Multidisciplinary team management is needed to treat dementia involving neurologists, psychiatrists, general physicians, primary care physicians, nurses, social workers and occupational therapists. Though inpatient care is required, in most instances community-based care is crucial to facilitate understanding and intervening to address family dynamics and the home environment. In Sri Lanka, there is a major gap in community-based services, an aspect that needs to be explored specifically in relation to dementia management, and, more broadly, with respect to elderly care.
Many high-income countries have national dementia policies in preparation for the growing number of people living with dementia. The World Health Organization (WHO) declared dementia a public health priority in 2017 to increase awareness, support systems, and global initiatives to address the disease burden. WHO has also launched an international surveillance platform, Global Dementia Observatory, which includes guidelines and checklists to facilitate dementia preparedness at the country level (https://www.who.int/mental_health/neurology/dementia/Global_Observatory/en/). Among them, are valuable tools for carers, such as iSupport–a manual for carers of people living with dementia (https://www.who.int/mental_health/neurology/dementia/isupport_manual/en/).
Dementia has a significant on healthcare systems, particularly with respect to expenditures; about 1% of GDP is spent on dementia globally, mostly in high-income countries. The average duration of hospital stays of people with dementia is long compared to other diseases and at least 10 times more than any other diagnosis considered. Because dementia is not an acute life-threatening problem, it does not receive the attention it should, particularly in countries like Sri Lanka that lack financial and human resources to establish multi-professional primary care teams and basic infrastructure for long term management of dementia. However, this situation will likely change in future owing to the growing disease burden, and its wide-ranging impacts on health and productivity.

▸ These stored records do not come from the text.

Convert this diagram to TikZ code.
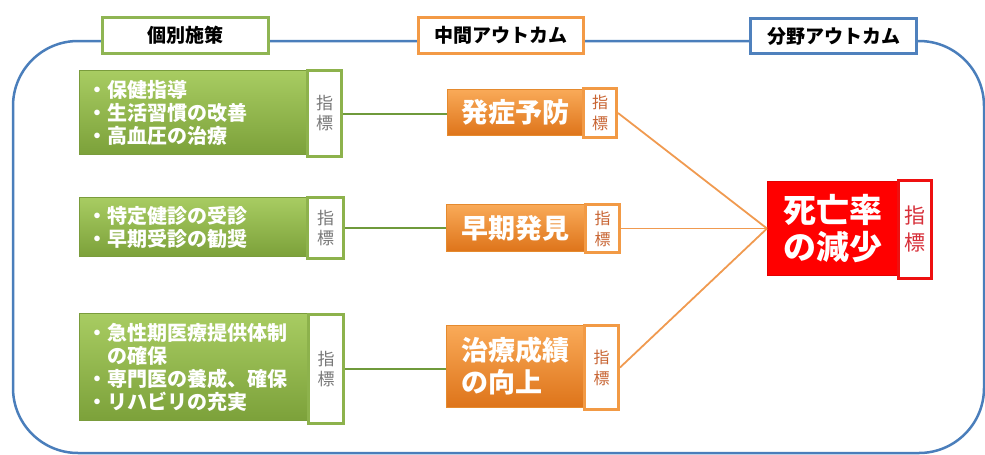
\documentclass[tikz,border=0pt]{standalone}
\usepackage{fontspec}
\setmainfont{Noto Sans CJK JP}
\definecolor{outerblue}{RGB}{74,126,187}
\definecolor{hgreen}{RGB}{143,181,83}
\definecolor{horange}{RGB}{243,154,70}
\definecolor{hblue}{RGB}{79,129,189}
\definecolor{gtop}{RGB}{168,204,98}
\definecolor{gbot}{RGB}{124,161,58}
\definecolor{gborder}{RGB}{122,156,60}
\definecolor{gind}{RGB}{141,178,76}
\definecolor{gtext}{RGB}{120,120,120}
\definecolor{gline}{RGB}{111,154,59}
\definecolor{otop}{RGB}{249,170,88}
\definecolor{obot}{RGB}{222,116,26}
\definecolor{oborder}{RGB}{229,138,46}
\definecolor{oind}{RGB}{242,154,69}
\definecolor{otext}{RGB}{200,100,50}
\definecolor{oline}{RGB}{240,154,80}
\definecolor{rfill}{RGB}{255,0,0}
\definecolor{rborder}{RGB}{228,0,0}
\definecolor{rind}{RGB}{238,16,16}
\definecolor{rtext}{RGB}{215,48,58}
\tikzset{
  base/.style={rectangle, inner sep=0pt, anchor=north west},
  hdr/.style={base, fill=white, line width=3pt, text=black,
    font=\bfseries\fontsize{19}{22}\selectfont},
  gbox/.style={base, top color=gtop, bottom color=gbot, draw=gborder, line width=1pt,
    text=white, font=\bfseries\fontsize{20}{23}\selectfont, align=left,
    inner xsep=8pt, inner ysep=0pt},
  gindbox/.style={base, fill=white, draw=gind, line width=3pt, text=gtext,
    font=\fontsize{17}{20}\selectfont, align=center},
  obox/.style={base, top color=otop, bottom color=obot, draw=oborder, line width=1pt,
    text=white, font=\bfseries\fontsize{27}{32}\selectfont, align=left},
  oindbox/.style={base, fill=white, draw=oind, line width=3pt, text=otext,
    font=\fontsize{16}{21}\selectfont, align=center},
  rbox/.style={base, fill=rfill, draw=rborder, line width=1pt,
    text=white, font=\bfseries\fontsize{33}{37}\selectfont, align=center},
  rindbox/.style={base, fill=white, draw=rind, line width=3pt, text=rtext,
    font=\fontsize{21}{27}\selectfont, align=center},
  gconn/.style={draw=gline, line width=2pt},
  oconn/.style={draw=oline, line width=1.8pt},
}
\begin{document}
\begin{tikzpicture}[x=1pt,y=-1pt]
\useasboundingbox (0,0) rectangle (985,455);
% outer frame
\draw[outerblue, line width=2.5pt, rounded corners=65pt] (13,41) rectangle (984,453);
% headers
\node[hdr, draw=hgreen, minimum width=166pt, minimum height=36pt] (h1) at (101,16) {個別施策};
\node[hdr, draw=horange, minimum width=165pt, minimum height=36pt] (h2) at (417,16) {中間アウトカム};
\node[hdr, draw=hblue, minimum width=166pt, minimum height=35pt] (h3) at (749,17) {分野アウトカム};
% green boxes
\node[gbox, text width=211pt, minimum height=84pt] (g1) at (79,70)
  {・保健指導\\・生活習慣の改善\\・高血圧の治療};
\node[gindbox, minimum width=34pt, minimum height=86pt] (gi1) at (306,69) {指\\標};
\node[gbox, text width=211pt, minimum height=59pt] (g2) at (79,197)
  {・特定健診の受診\\・早期受診の勧奨};
\node[gindbox, minimum width=36pt, minimum height=61pt] (gi2) at (306,196) {指\\標};
\node[gbox, text width=212pt, minimum height=107pt] (g3) at (79,313)
  {・急性期医療提供体制\\\hspace*{1em}の確保\\・専門医の養成、確保\\・リハビリの充実};
\node[gindbox, minimum width=35pt, minimum height=109pt] (gi3) at (307,313) {指\\標};
% orange boxes
\node[obox, minimum width=135pt, minimum height=46pt] (o1) at (447,89) {発症予防};
\node[oindbox, minimum width=33pt, minimum height=49pt] (oi1) at (582,87) {指\\標};
\node[obox, minimum width=138pt, minimum height=47pt] (o2) at (446,204) {早期発見};
\node[oindbox, minimum width=34pt, minimum height=48pt] (oi2) at (584,203) {指\\標};
\node[obox, minimum width=137pt, minimum height=82pt] (o3) at (446,325) {治療成績\\の向上};
\node[oindbox, minimum width=34pt, minimum height=84pt] (oi3) at (583,324) {指\\標};
% red box
\node[rbox, minimum width=130pt, minimum height=94pt] (r) at (767,181) {死亡率\\の減少};
\node[rindbox, minimum width=33pt, minimum height=98pt] (ri) at (897,179) {指\\標};
% connectors
\draw[gconn] (gi1.east) -- (gi1.east -| o1.west);
\draw[gconn] (gi2.east) -- (gi2.east -| o2.west);
\draw[gconn] (gi3.east) -- (gi3.east -| o3.west);
\draw[oconn] (oi1.east) -- (r.west);
\draw[oconn] (oi2.east) -- (r.west);
\draw[oconn] (oi3.east) -- (r.west);
\end{tikzpicture}
\end{document}
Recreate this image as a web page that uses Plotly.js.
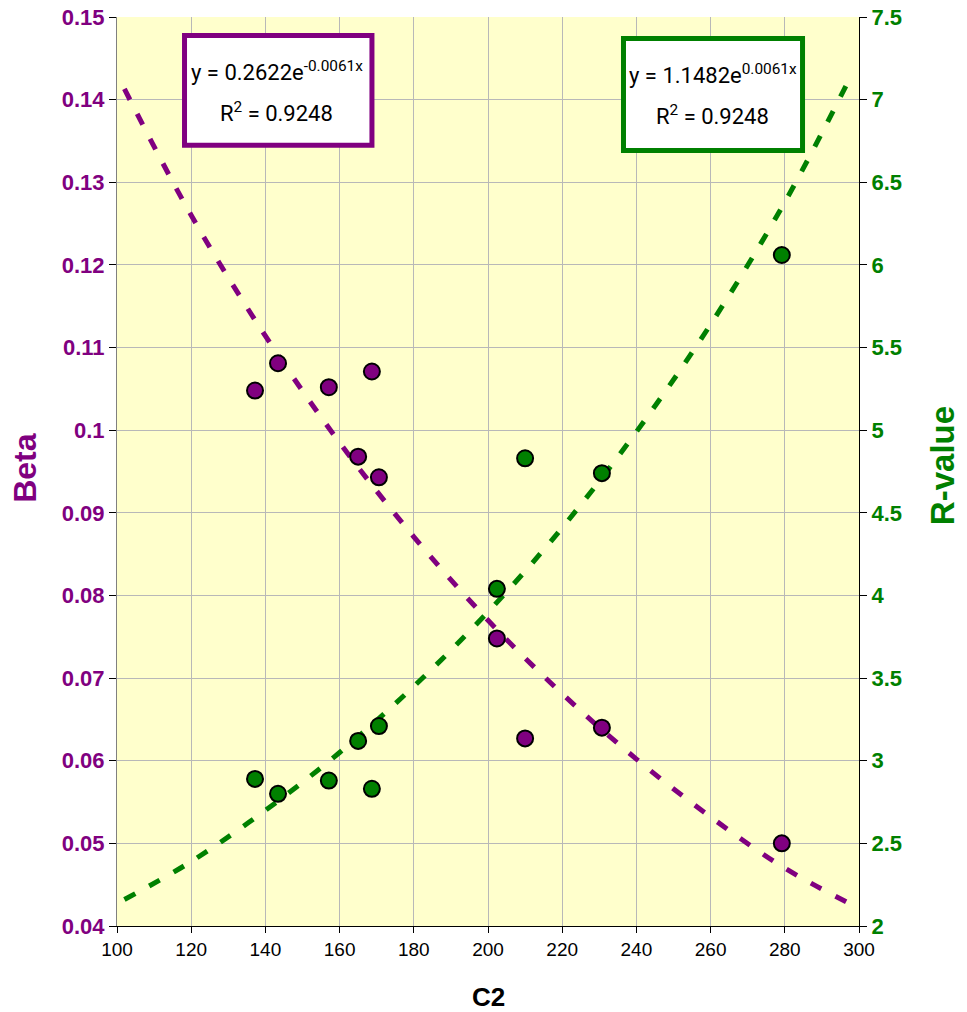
<!DOCTYPE html>
<html>
<head>
<meta charset="utf-8">
<script src="https://cdn.plot.ly/plotly-3.0.1.min.js"></script>
<style>html,body{margin:0;padding:0;background:#fff;}#chart{width:967px;height:1012px;}</style>
</head>
<body>
<div id="chart"></div>
<script>
// Data
var c2 = [137.2, 143.4, 157.1, 165.0, 168.7, 170.6, 202.4, 210.0, 230.7, 279.2];
var beta = [0.1048, 0.1081, 0.1052, 0.0968, 0.1071, 0.0943, 0.0748, 0.0627, 0.0640, 0.0500];
var rValue = [2.89, 2.80, 2.88, 3.12, 2.83, 3.21, 4.04, 4.83, 4.74, 6.06];

// Trend lines, values
var trendX = [102, 120, 140, 160, 180, 200, 220, 240, 260, 280, 298];
var betaTrend = [0.1413, 0.1260, 0.1114, 0.0985, 0.0871, 0.0770, 0.0681, 0.0602, 0.0532, 0.0470, 0.0426];
var rTrend = [2.16, 2.39, 2.70, 3.05, 3.45, 3.90, 4.41, 4.99, 5.64, 6.38, 7.15];

// Trend-line label texts
var betaEqLine1 = "y = 0.2622e<sup>-0.0061x</sup>";
var rEqLine1 = "y = 1.1482e<sup>0.0061x</sup>";
var r2Line = "R<sup>2</sup> = 0.9248";

var purple = "#800080";
var green = "#008000";

var traces = [
  {x: trendX, y: betaTrend, mode: "lines", line: {color: purple, width: 5, dash: "12px,16px", shape: "spline"}, yaxis: "y", hoverinfo: "skip"},
  {x: trendX, y: rTrend, mode: "lines", line: {color: green, width: 5, dash: "12px,16px", shape: "spline"}, yaxis: "y2", hoverinfo: "skip"},
  {x: c2, y: beta, mode: "markers", marker: {color: purple, size: 16, line: {color: "#000", width: 2}}, yaxis: "y"},
  {x: c2, y: rValue, mode: "markers", marker: {color: green, size: 16, line: {color: "#000", width: 2}}, yaxis: "y2"}
];

var fontFam = "Liberation Sans, Arial, sans-serif";
var eqFont = {family: "Roboto, sans-serif", size: 22, color: "#000"};
function eqText(t, x, y) {
  return {text: t, xref: "paper", yref: "paper", x: x, y: y, xanchor: "center", yanchor: "middle",
          showarrow: false, font: eqFont};
}
var layout = {
  width: 967, height: 1012,
  margin: {l: 117, r: 108, t: 17, b: 86},
  paper_bgcolor: "#ffffff",
  plot_bgcolor: "#ffffcc",
  showlegend: false,
  xaxis: {
    range: [100, 300], dtick: 20, tick0: 100,
    showgrid: true, gridcolor: "#b8b8b8", gridwidth: 1,
    showline: true, linecolor: "#000", linewidth: 1,
    ticks: "outside", ticklen: 6, tickcolor: "#000",
    tickfont: {family: fontFam, size: 19, color: "#000"},
    zeroline: false, mirror: false
  },
  yaxis: {
    range: [0.04, 0.15], dtick: 0.01, tick0: 0.04,
    showgrid: true, gridcolor: "#b8b8b8", gridwidth: 1,
    showline: true, linecolor: "#808080", linewidth: 1,
    ticks: "outside", ticklen: 7, tickcolor: "#000",
    tickfont: {family: fontFam, size: 22, color: purple, weight: 700},
    zeroline: false
  },
  yaxis2: {
    overlaying: "y", side: "right",
    range: [2, 7.5], dtick: 0.5, tick0: 2,
    showgrid: false,
    showline: true, linecolor: "#000", linewidth: 1,
    ticks: "outside", ticklen: 7, tickcolor: "#000",
    tickfont: {family: fontFam, size: 22, color: green, weight: 700},
    zeroline: false
  },
  shapes: [
    {type: "rect", xref: "paper", yref: "paper", x0: 0.091, x1: 0.3436, y0: 0.859, y1: 0.9796,
     fillcolor: "#ffffff", line: {color: purple, width: 5}, layer: "above"},
    {type: "rect", xref: "paper", yref: "paper", x0: 0.6826, x1: 0.9239, y0: 0.8531, y1: 0.9763,
     fillcolor: "#ffffff", line: {color: green, width: 5}, layer: "above"}
  ],
  annotations: [
    {text: "<b>Beta</b>", xref: "paper", yref: "paper", x: -0.124, y: 0.504, xanchor: "center", yanchor: "middle",
     showarrow: false, textangle: -90, font: {family: fontFam, size: 32, color: purple}},
    {text: "<b>R-value</b>", xref: "paper", yref: "paper", x: 1.112, y: 0.506, xanchor: "center", yanchor: "middle",
     showarrow: false, textangle: -90, font: {family: fontFam, size: 33, color: green}},
    {text: "<b>C2</b>", xref: "paper", yref: "paper", x: 0.50, y: -0.0781, xanchor: "center", yanchor: "middle",
     showarrow: false, font: {family: fontFam, size: 26, color: "#000"}},
    eqText(betaEqLine1, 0.2156, 0.9405),
    eqText(r2Line, 0.2156, 0.8955),
    eqText(rEqLine1, 0.8032, 0.937),
    eqText(r2Line, 0.8032, 0.8925)
  ]
};

Plotly.newPlot("chart", traces, layout, {displayModeBar: false, staticPlot: true});
</script>
</body>
</html>
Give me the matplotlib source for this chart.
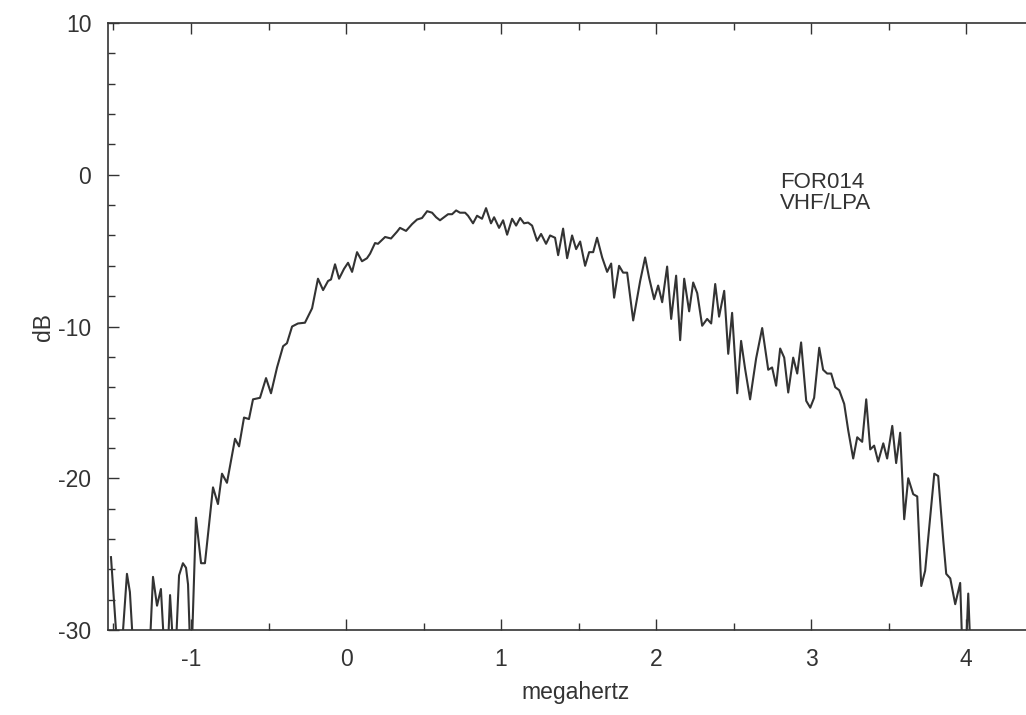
import matplotlib
matplotlib.use("Agg")
import matplotlib.pyplot as plt
from matplotlib.ticker import MultipleLocator

plt.rcParams['font.family'] = ['Liberation Sans', 'DejaVu Sans']
plt.rcParams['axes.unicode_minus'] = False

# frequency offset (MHz) and level (dB); values below -30 are clipped
freq_mhz = [
    -1.516, -1.477, -1.458, -1.445, -1.413, -1.394, -1.374, -1.265, -1.245, -1.219,
    -1.194, -1.174, -1.148, -1.135, -1.116, -1.097, -1.077, -1.052, -1.032, -1.019,
    -1.006, -0.994, -0.968, -0.935, -0.910, -0.858, -0.826, -0.800, -0.768, -0.716,
    -0.690, -0.658, -0.626, -0.600, -0.555, -0.516, -0.484, -0.445, -0.406, -0.381,
    -0.348, -0.310, -0.265, -0.219, -0.181, -0.148, -0.116, -0.097, -0.071, -0.045,
    -0.013, 0.013, 0.039, 0.071, 0.103, 0.135, 0.155, 0.187, 0.206, 0.252,
    0.290, 0.329, 0.348, 0.387, 0.426, 0.458, 0.490, 0.523, 0.555, 0.581,
    0.606, 0.639, 0.658, 0.684, 0.710, 0.735, 0.768, 0.787, 0.819, 0.845,
    0.877, 0.903, 0.935, 0.955, 0.987, 1.013, 1.039, 1.071, 1.097, 1.123,
    1.148, 1.174, 1.200, 1.232, 1.258, 1.290, 1.316, 1.348, 1.368, 1.400,
    1.426, 1.458, 1.484, 1.510, 1.542, 1.568, 1.594, 1.619, 1.652, 1.684,
    1.710, 1.729, 1.761, 1.787, 1.813, 1.852, 1.897, 1.929, 1.955, 1.987,
    2.013, 2.039, 2.071, 2.097, 2.129, 2.155, 2.181, 2.213, 2.239, 2.265,
    2.297, 2.329, 2.355, 2.381, 2.406, 2.439, 2.465, 2.490, 2.523, 2.548,
    2.574, 2.606, 2.645, 2.684, 2.723, 2.748, 2.774, 2.800, 2.826, 2.852,
    2.884, 2.910, 2.935, 2.968, 2.994, 3.019, 3.052, 3.077, 3.103, 3.129,
    3.155, 3.181, 3.213, 3.239, 3.271, 3.297, 3.329, 3.355, 3.381, 3.406,
    3.432, 3.465, 3.490, 3.523, 3.548, 3.574, 3.600, 3.626, 3.658, 3.684,
    3.710, 3.735, 3.768, 3.794, 3.819, 3.852, 3.871, 3.897, 3.929, 3.961,
    3.974, 4.000, 4.013, 4.026,
]
level_db = [
    -25.2, -31.0, -31.0, -31.0, -26.3, -27.5, -31.0, -31.0, -26.5, -28.4,
    -27.3, -31.0, -31.0, -27.7, -31.0, -31.0, -26.4, -25.6, -25.9, -27.0,
    -31.0, -31.0, -22.6, -25.6, -25.6, -20.6, -21.7, -19.7, -20.3, -17.4,
    -17.9, -16.0, -16.1, -14.8, -14.7, -13.4, -14.4, -12.7, -11.3, -11.1,
    -10.0, -9.8, -9.75, -8.8, -6.85, -7.6, -7.0, -6.9, -5.9, -6.85,
    -6.2, -5.8, -6.4, -5.1, -5.7, -5.5, -5.2, -4.5, -4.55, -4.1,
    -4.2, -3.75, -3.5, -3.7, -3.25, -2.95, -2.85, -2.4, -2.5, -2.8,
    -3.0, -2.75, -2.6, -2.6, -2.35, -2.5, -2.5, -2.7, -3.2, -2.7,
    -2.9, -2.2, -3.2, -2.8, -3.5, -3.0, -3.95, -2.9, -3.35, -2.85,
    -3.2, -3.15, -3.35, -4.35, -3.9, -4.55, -4.0, -4.15, -5.3, -3.55,
    -5.5, -4.0, -4.9, -4.4, -6.0, -5.1, -5.1, -4.15, -5.45, -6.4,
    -5.85, -8.1, -6.0, -6.45, -6.45, -9.6, -7.0, -5.45, -6.8, -8.2,
    -7.3, -8.4, -6.05, -9.5, -6.65, -10.9, -6.85, -9.0, -7.1, -7.8,
    -9.95, -9.5, -9.8, -7.2, -9.35, -7.65, -11.8, -9.1, -14.4, -10.95,
    -12.8, -14.8, -12.1, -10.1, -12.85, -12.7, -13.9, -11.45, -12.05, -14.35,
    -12.05, -13.1, -11.05, -14.9, -15.35, -14.7, -11.4, -12.85, -13.1, -13.1,
    -14.0, -14.2, -15.1, -16.85, -18.7, -17.3, -17.6, -14.8, -18.1, -17.85,
    -18.9, -17.7, -18.7, -16.55, -19.0, -17.0, -22.7, -20.0, -21.05, -21.2,
    -27.1, -26.1, -22.5, -19.7, -19.85, -24.1, -26.3, -26.6, -28.3, -26.9,
    -31.0, -31.0, -27.6, -31.0,
]

ink = "#333333"

fig = plt.figure(figsize=(10.26, 7.15), dpi=100)
# the scan cuts the frame off on the right, so the axes run past the edge
ax = fig.add_axes([0.1053, 0.1189, 0.912, 0.8489])
ax.plot(freq_mhz, level_db, color=ink, lw=1.5)

ax.set_xlim(-1.535, 4.5)
ax.set_ylim(-30, 10)
ax.xaxis.set_major_locator(MultipleLocator(1))
ax.xaxis.set_minor_locator(MultipleLocator(0.5))
ax.yaxis.set_major_locator(MultipleLocator(10))
ax.yaxis.set_minor_locator(MultipleLocator(2))
ax.tick_params(which="both", direction="in", top=True, right=True,
               color=ink, width=1.0, labelsize=16.5, labelcolor=ink)
ax.tick_params(which="major", length=8)
ax.tick_params(which="minor", length=5)
ax.tick_params(axis="y", pad=12)
ax.tick_params(axis="x", pad=13)
for sp in ax.spines.values():
    sp.set_color(ink)
    sp.set_linewidth(1.2)

ax.set_xlabel("megahertz", fontsize=16.5, color=ink, labelpad=7)
ax.set_ylabel("dB", fontsize=16.5, color=ink, labelpad=2)

ax.text(2.8, 0.15, "FOR014\nVHF/LPA", fontsize=16, color=ink,
        va="top", ha="left", linespacing=1.0)

fig.savefig("out.png", dpi=100)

Though definitive treatment has not arrived yet, many therapies are currently under investigation. As neuronal loss cannot be replaced by new cells, the scope of extant treatment is to slow the rate of neuronal loss and counter behavioural problems. Early diagnosis and optimal management will improve quality of life and reduce the carer burden.
At present, people living with dementia have little support in Sri Lanka. Aside from the Lanka Alzheimer’s Foundation, few formal support systems exist in the country, with even less in the peripheries. Establishing community-based long-term care for elders along with respite care for carers are much needed initiatives that would need to be evaluated by the public health sector as part of a national programme on dementia preparedness in Sri Lanka.
The aim of this article is to increase awareness on dementia and, in particular, highlight the burden on carers as well as the absence of support services for affected families in Sri Lanka.